The government proposes that the bill will amend the Road Traffic Law enacted in 2007 and its supplementary by-laws.

Addressing the press conference, DSAT Director Kelvin Lam Hin San said that the current Road Traffic Law has been in force for over 10 years and that some of its rules are unable to tackle the city’s ever-busier traffic conditions nowadays.

Lam said that the government proposes the extension for the mandatory use of seat belts. According to the current Road Traffic Law, the driver and the front seat passenger must wear seat belts when driving a light vehicle.

He did not elaborate.

According to Lam, the government proposes that those who are driving a heavy vehicle be banned from using mobile phones even when using it with a hands-free device.

According to the current Road Traffic Law, those who are driving any kind of vehicle are banned from using mobile phones, except when they use it with a hands-free device.
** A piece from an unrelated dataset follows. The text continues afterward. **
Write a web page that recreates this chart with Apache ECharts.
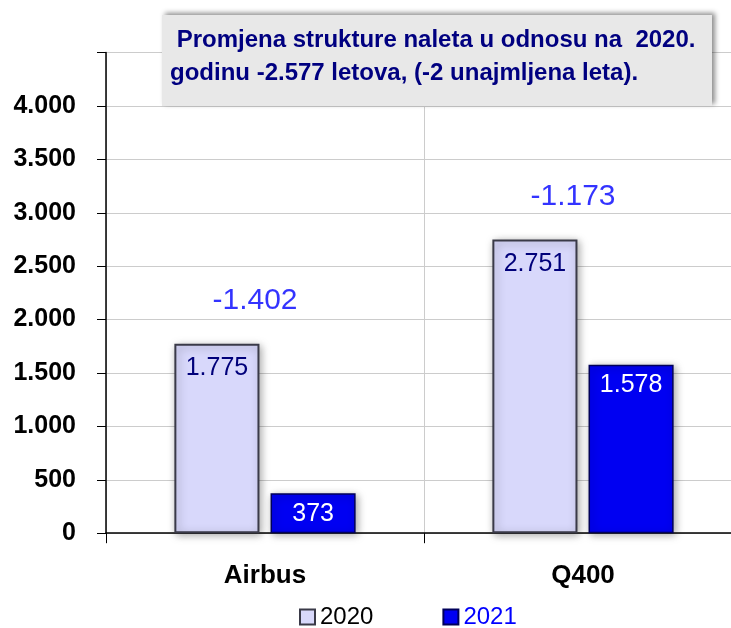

Lam said that the government also proposes that drivers be banned from leaving their vehicles idling – they need to switch off their engines when stopped. Lam did not say for how long after stopping their vehicles drivers would need to switch off the engine.

According to Lam, the amendment bill proposes that the penalty for drink-driving be raised to a prison term of up to two years – or a fine of up to 90,000 patacas, from the current prison term of up to one year. The bill proposes that the offender will be banned from driving for up to four years, as opposed to the current ban of three years.

The government proposes that the maximum fine for speeding be raised to 20,000 patacas, from the current maximum fine of 10,000 patacas. The bill also proposes that the offender will be barred from driving for up to two years, as opposed to the current ban of one year, according to Lam.

The amendment bill proposes that the fine for illegal parking be raised to 600 patacas from 300 patacas, Lam said.

Lam said that the government also proposes the introduction of a driving-offence points system, in reference to “neighbouring regions”.

The government proposes that only traffic offences involving road safety be covered by the proposed driving-offence points system, according to Lam.